* TASK: Count the lines below that contain the word "this", and reply with that number alone.

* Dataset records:
──────

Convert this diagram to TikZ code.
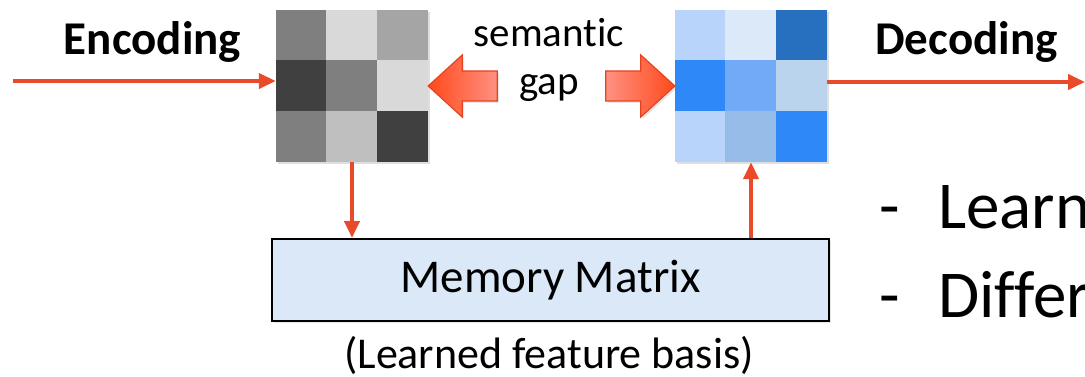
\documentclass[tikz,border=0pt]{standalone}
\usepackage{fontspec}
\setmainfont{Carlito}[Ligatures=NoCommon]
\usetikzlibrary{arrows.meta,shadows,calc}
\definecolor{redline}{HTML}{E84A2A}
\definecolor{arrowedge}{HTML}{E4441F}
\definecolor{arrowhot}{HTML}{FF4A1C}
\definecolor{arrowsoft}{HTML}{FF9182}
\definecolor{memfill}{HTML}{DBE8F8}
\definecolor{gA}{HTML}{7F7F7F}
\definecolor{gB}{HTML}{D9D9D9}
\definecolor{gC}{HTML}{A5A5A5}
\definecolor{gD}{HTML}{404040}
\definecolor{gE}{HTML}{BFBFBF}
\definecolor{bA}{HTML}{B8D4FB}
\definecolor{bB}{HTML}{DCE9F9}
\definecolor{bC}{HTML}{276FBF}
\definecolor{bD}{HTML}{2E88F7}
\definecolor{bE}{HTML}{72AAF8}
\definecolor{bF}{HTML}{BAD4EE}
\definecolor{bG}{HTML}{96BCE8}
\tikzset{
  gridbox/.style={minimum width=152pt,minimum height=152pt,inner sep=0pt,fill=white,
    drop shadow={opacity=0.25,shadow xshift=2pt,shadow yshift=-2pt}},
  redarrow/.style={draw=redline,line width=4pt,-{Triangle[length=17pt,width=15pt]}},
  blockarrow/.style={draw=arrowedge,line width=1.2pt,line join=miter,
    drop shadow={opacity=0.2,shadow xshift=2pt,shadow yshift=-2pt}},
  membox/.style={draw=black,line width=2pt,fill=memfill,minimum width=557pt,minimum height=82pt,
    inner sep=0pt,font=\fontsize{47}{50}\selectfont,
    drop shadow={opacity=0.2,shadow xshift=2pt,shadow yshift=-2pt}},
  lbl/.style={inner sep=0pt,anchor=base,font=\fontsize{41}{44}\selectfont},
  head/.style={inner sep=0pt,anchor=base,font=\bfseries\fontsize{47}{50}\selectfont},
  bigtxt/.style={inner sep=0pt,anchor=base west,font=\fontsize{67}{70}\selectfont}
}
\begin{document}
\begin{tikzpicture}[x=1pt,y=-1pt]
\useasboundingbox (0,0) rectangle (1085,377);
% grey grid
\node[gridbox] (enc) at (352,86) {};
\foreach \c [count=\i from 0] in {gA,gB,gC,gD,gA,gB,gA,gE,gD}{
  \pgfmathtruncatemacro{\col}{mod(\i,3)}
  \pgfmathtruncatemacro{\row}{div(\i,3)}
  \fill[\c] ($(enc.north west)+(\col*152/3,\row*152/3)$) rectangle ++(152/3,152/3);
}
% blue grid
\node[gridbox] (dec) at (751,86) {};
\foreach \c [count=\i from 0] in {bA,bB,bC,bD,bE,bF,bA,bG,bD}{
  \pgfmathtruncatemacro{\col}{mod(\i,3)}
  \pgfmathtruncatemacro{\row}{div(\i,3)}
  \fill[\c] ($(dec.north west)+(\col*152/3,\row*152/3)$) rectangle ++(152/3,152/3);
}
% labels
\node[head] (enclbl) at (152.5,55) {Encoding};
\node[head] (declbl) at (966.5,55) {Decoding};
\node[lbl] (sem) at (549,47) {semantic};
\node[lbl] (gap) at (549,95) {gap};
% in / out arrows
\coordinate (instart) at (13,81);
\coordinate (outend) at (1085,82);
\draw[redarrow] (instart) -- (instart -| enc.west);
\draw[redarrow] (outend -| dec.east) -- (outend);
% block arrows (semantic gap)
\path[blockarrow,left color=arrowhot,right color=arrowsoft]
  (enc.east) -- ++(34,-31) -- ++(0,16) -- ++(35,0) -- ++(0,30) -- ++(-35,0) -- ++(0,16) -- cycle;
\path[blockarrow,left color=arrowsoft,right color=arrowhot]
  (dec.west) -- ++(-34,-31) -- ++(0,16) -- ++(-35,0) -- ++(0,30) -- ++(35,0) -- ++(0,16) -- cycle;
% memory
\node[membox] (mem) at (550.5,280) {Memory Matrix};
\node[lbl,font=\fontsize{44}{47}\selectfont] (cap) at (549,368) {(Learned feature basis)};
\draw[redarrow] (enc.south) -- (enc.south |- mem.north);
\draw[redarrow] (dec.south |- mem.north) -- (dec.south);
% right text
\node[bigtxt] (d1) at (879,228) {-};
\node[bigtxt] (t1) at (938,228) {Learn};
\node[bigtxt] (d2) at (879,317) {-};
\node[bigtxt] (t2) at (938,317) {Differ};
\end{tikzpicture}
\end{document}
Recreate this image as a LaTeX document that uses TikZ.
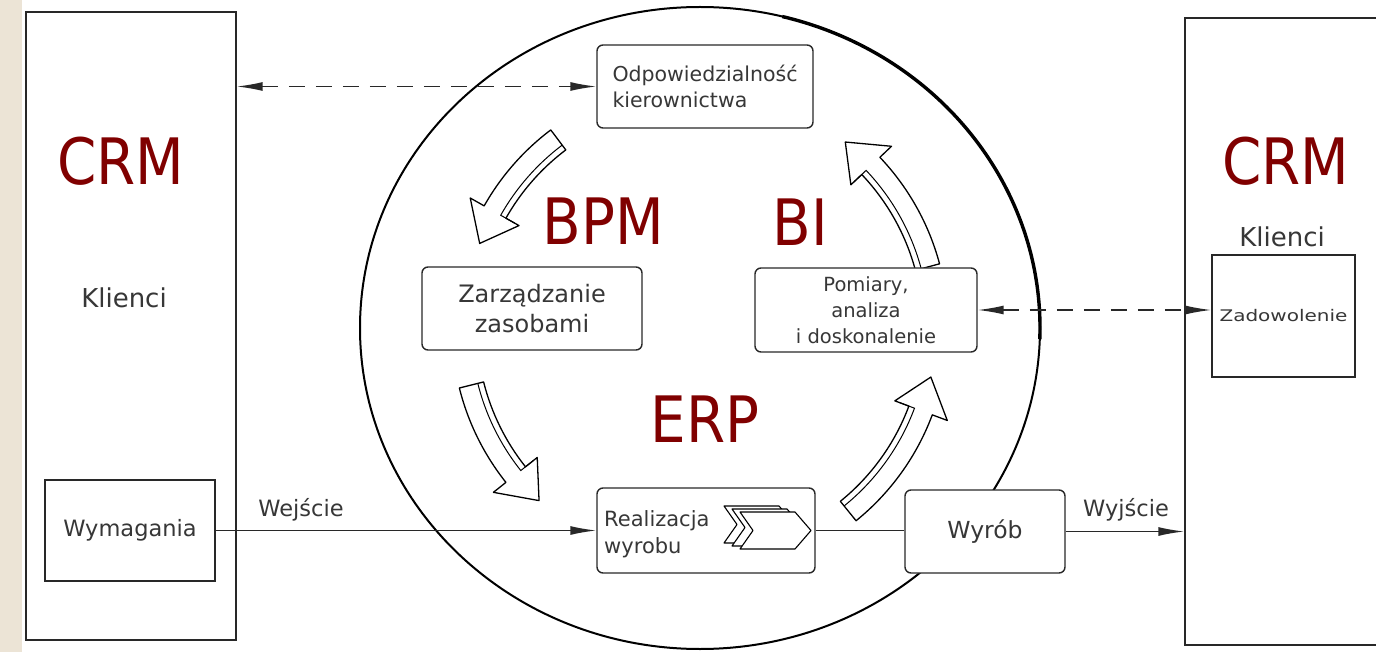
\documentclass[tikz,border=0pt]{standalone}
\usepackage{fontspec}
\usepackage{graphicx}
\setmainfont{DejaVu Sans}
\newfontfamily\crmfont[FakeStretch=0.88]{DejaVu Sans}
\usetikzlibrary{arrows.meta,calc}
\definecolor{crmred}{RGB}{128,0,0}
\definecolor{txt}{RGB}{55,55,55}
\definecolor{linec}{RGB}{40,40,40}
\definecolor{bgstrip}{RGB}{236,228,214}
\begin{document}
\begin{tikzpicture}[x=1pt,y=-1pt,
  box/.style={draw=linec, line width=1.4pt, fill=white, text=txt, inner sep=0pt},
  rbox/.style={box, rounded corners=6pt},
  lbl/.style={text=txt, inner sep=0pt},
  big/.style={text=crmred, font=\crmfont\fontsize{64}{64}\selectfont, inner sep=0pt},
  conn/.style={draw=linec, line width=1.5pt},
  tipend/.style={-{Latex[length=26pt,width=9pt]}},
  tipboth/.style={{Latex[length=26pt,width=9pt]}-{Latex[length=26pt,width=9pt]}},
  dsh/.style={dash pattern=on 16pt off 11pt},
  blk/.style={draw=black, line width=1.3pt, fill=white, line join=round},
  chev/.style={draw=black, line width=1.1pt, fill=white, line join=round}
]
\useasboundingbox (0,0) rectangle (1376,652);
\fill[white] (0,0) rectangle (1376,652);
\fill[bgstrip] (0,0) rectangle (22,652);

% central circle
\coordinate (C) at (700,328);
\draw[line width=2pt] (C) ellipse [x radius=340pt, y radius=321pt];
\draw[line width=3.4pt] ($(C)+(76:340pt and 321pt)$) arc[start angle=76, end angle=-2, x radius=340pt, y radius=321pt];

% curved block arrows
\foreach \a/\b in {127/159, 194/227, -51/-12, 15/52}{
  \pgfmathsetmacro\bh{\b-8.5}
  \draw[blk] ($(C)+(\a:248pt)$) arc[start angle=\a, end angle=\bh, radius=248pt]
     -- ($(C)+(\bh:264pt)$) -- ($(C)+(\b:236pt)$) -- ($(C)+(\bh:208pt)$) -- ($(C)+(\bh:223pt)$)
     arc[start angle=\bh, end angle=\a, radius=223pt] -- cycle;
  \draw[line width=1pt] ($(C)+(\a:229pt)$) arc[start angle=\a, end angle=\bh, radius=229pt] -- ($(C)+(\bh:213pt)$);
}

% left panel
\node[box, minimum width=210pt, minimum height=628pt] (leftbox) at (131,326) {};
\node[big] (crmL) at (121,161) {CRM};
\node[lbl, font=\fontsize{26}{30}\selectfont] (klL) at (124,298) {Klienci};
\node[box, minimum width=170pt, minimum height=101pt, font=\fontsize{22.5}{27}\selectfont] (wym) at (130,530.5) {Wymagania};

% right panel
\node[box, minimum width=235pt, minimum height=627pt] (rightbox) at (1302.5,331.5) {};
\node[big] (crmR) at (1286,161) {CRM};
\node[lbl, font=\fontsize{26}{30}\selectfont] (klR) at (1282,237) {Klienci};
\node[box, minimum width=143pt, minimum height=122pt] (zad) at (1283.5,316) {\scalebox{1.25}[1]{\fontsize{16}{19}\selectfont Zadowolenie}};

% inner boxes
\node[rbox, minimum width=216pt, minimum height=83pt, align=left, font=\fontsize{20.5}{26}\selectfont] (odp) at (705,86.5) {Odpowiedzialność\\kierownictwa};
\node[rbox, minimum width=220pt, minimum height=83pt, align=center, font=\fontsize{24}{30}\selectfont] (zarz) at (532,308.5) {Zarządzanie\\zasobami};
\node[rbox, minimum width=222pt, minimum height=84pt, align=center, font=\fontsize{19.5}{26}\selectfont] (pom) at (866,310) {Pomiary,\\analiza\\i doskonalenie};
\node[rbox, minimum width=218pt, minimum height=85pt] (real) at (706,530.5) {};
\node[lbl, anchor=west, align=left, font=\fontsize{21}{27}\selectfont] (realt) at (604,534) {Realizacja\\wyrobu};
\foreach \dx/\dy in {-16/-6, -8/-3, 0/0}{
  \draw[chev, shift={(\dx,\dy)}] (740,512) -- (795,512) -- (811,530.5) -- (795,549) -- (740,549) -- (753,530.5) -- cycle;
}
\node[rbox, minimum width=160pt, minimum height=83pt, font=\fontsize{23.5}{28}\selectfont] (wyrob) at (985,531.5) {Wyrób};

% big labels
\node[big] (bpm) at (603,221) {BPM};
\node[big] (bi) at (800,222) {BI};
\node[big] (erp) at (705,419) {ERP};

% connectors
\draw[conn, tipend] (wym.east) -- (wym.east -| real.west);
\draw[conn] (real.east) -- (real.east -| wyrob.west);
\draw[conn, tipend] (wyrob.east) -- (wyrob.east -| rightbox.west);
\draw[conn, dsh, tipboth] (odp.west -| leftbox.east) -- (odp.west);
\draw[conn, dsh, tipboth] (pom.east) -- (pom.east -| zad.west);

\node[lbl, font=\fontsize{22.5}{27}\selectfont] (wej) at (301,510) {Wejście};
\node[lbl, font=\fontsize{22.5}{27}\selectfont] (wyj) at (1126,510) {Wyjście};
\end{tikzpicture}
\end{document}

──────

* THE RESPONSE: 2